The good news is that he doesn’t believe legacy systems have to be completely replaced. “There’s no reason why anyone really should be starting from scratch,” he said. “We see a lot of different organizations lean into areas that are most mature for them.”

For example, most financial institutions have a model risk management program that is on the “easier side to tailor” for gen AI, Goss added. For other industries without that structure, a good place to start is to look at where risk management does exist and leverage the framework.

“What you want to do is effectively look and say, ‘how are we addressing those risks? What’s the distance between what we’re doing now and what we need to do? Who should do it and how do we do it effectively?’”

“No one should be throwing away effective programs,” Goss said. “We should just be making them better.”
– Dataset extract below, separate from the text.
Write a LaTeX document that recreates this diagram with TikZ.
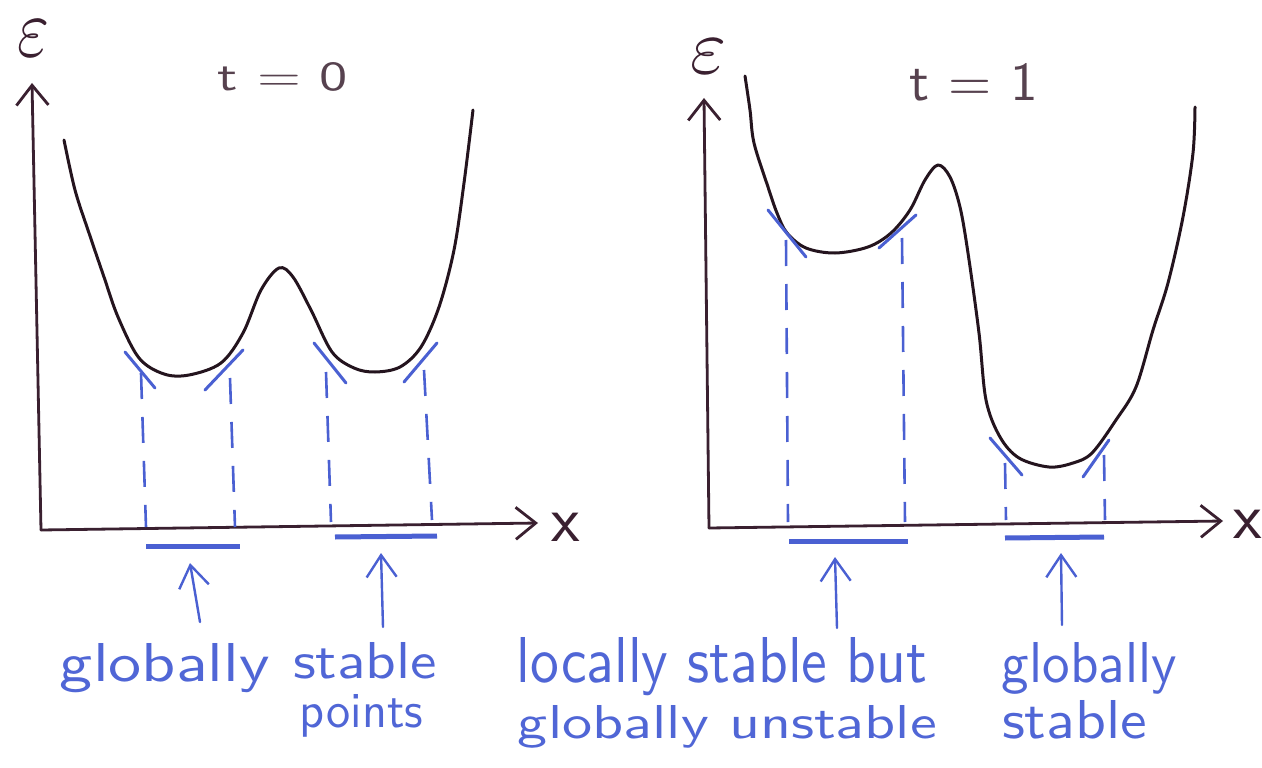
\documentclass[tikz,border=0pt]{standalone}
\usepackage{fontspec}
\usetikzlibrary{arrows.meta}
\definecolor{ink}{HTML}{24141E}
\definecolor{axisc}{HTML}{3A2030}
\definecolor{pen}{HTML}{4A60D2}
\definecolor{pentext}{HTML}{5066D6}
\newcommand{\fitto}[3]{\resizebox{#1pt}{#2pt}{#3}}
\begin{document}
\begin{tikzpicture}[x=1pt,y=-1pt,
 curve/.style={ink, line width=3pt, line cap=round, line join=round},
 axis/.style={axisc, line width=2.8pt, line cap=round, line join=round, -{Straight Barb[length=20pt,width=32pt]}},
 tangent/.style={pen, line width=3pt, line cap=round},
 guide/.style={pen, line width=2.6pt, dash pattern=on 26pt off 18pt},
 bar/.style={pen, line width=5pt},
 pointer/.style={pen, line width=2.4pt, line cap=round, -{Straight Barb[length=22pt,width=30pt]}},
 lbl/.style={pentext, font=\sffamily, anchor=base, inner sep=0pt},
 ttl/.style={axisc!85, font=\sffamily, anchor=base, inner sep=0pt},
 sym/.style={axisc, inner sep=0pt}]
\useasboundingbox[fill=white] (0,0) rectangle (1262,768);

% ---------- left plot ----------
\coordinate (O1) at (41,530);
\coordinate (Y1) at (32,83);
\coordinate (X1) at (538,523);
\draw[axis] (O1) -- (Y1);
\draw[axis] (O1) -- (X1);
\node[sym] (eps1) at (33.5,38) {\fitto{32}{36}{$\varepsilon$}};
\node[sym, font=\sffamily\fontsize{66}{66}\selectfont] (x1) at (566,527) {x};
\node[ttl] (t0) at (283,90) {\fitto{130}{28}{t = 0}};

\draw[curve] plot[smooth, tension=0.55] coordinates {
 (64,140) (75,190) (89,233) (104,277) (118,317) (139,358) (164,374) (189,375)
 (221,363) (243,333) (261,290) (279,268) (293,277) (311,310) (332,352) (354,368)
 (375,372) (400,367) (421,347) (439,307) (454,250) (464,183) (473,110)};

\draw[tangent] (125,352) -- (155,388);
\draw[tangent] (205,390) -- (243,350);
\draw[tangent] (314,343) -- (346,383);
\draw[tangent] (404,382) -- (437,343);

\draw[guide] (141,373) -- (146,527);
\draw[guide] (230,378) -- (235,527);
\draw[guide] (326,372) -- (331,522);
\draw[guide] (424,370) -- (432,520);

\coordinate (b1a) at (146,546); \coordinate (b1b) at (240,546);
\coordinate (b2a) at (335,537); \coordinate (b2b) at (437,536);
\draw[bar] (b1a) -- (b1b);
\draw[bar] (b2a) -- (b2b);

\node[lbl] (L1) at (165,681) {\fitto{210}{38}{globally}};
\node[lbl] (L1b) at (365,678) {\fitto{144}{36}{stable}};
\node[lbl] (L2) at (361.5,727) {\fitto{123}{33}{points}};
\coordinate (p1t) at (200,622); \coordinate (p1h) at (190,563);
\coordinate (p2t) at (383,627); \coordinate (p2h) at (381,553);
\draw[pointer] (p1t) -- (p1h);
\draw[pointer] (p2t) -- (p2h);

% ---------- right plot ----------
\coordinate (O2) at (709,528);
\coordinate (Y2) at (704,98);
\coordinate (X2) at (1223,521);
\draw[axis] (O2) -- (Y2);
\draw[axis] (O2) -- (X2);
\node[sym] (eps2) at (708.5,56) {\fitto{36}{34}{$\varepsilon$}};
\node[sym, font=\sffamily\fontsize{66}{66}\selectfont] (x2) at (1248,524) {x};
\node[ttl] (t1) at (974,100) {\fitto{128}{37}{t = 1}};

\draw[curve] plot[smooth, tension=0.55] coordinates {
 (745,76) (750,110) (754,143) (768,187) (777,213) (787,233) (806,248) (835,253)
 (868,247) (891,233) (910,210) (925,180) (938,165) (950,177) (960,207) (968,253)
 (979,333) (986,400) (1000,437) (1019,458) (1049,467) (1073,463) (1092,453)
 (1116,420) (1136,387) (1153,330) (1168,283) (1183,217) (1193,153) (1195,107)};

\draw[tangent] (768,210) -- (806,257);
\draw[tangent] (879,248) -- (916,215);
\draw[tangent] (990,438) -- (1022,475);
\draw[tangent] (1083,477) -- (1109,440);

\draw[guide] (786,240) -- (788,522);
\draw[guide] (902,238) -- (905,522);
\draw[guide] (1005,463) -- (1006,520);
\draw[guide] (1104,455) -- (1105,520);

\coordinate (b3a) at (789,541); \coordinate (b3b) at (908,541);
\coordinate (b4a) at (1005,538); \coordinate (b4b) at (1104,537);
\draw[bar] (b3a) -- (b3b);
\draw[bar] (b4a) -- (b4b);

\node[lbl] (R1) at (722,682) {\fitto{410}{45}{locally stable but}};
\node[lbl] (R2) at (727.5,738) {\fitto{419}{33}{globally unstable}};
\node[lbl] (R3) at (1089.5,682) {\fitto{175}{40}{globally}};
\node[lbl] (R4) at (1074.5,738) {\fitto{145}{38}{stable}};
\coordinate (p3t) at (837,628); \coordinate (p3h) at (835,557);
\coordinate (p4t) at (1062,625); \coordinate (p4h) at (1061,553);
\draw[pointer] (p3t) -- (p3h);
\draw[pointer] (p4t) -- (p4h);
\end{tikzpicture}
\end{document}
Advice for business leaders

As the corporate world moves into agentic AI, Goss said governance must reflect this transition. “It’s not so much a change as an incremental build-upon because gen AI can be the engine within agent and multi-agentic programs.”

However, agents could give rise to new risks that aren’t contemplated in a standalone gen AI solution that does one task. He said many institutions are revisiting their risk management, governance and compliance programs that were already primed for gen AI and are revising them for agentic AI.

All this work is seen as essential by companies because governance guardrails help build trust in AI systems. “People want to move fast, but they also know that people will not use this technology … if people do not trust the outcomes,” he said. Without trust, “you can invest all you want − people aren’t going to use it.”

Another factor is the changing AI regulations around the world. Goss said companies should still set up their AI risk management programs by focusing on a few core issues. “What is your risk appetite around this technology based on the current regulations that exist,” as well as looking ahead to what might be coming and keeping track of changes, he said.

Goss has three tips for business leaders:

  • Build cross-functional governance structures that bring together stakeholders from risk, legal, cybersecurity, compliance and technology teams. Get buy-in on the effort overall.
  • Think through how to operationalize risk management efforts in the long run. Go beyond the theoretical and see whether the framework is effective in monitoring thousands of AI agents.
  • Don’t overlook AI literacy. People from across the enterprise need to understand not only AI’s potential but also its risks and limitations.

Companies should get started. “I would say a lot of work needs to be done on AI governance still,” Goss said. “Even at the most sophisticated and mature organizations, a lot has to be done.”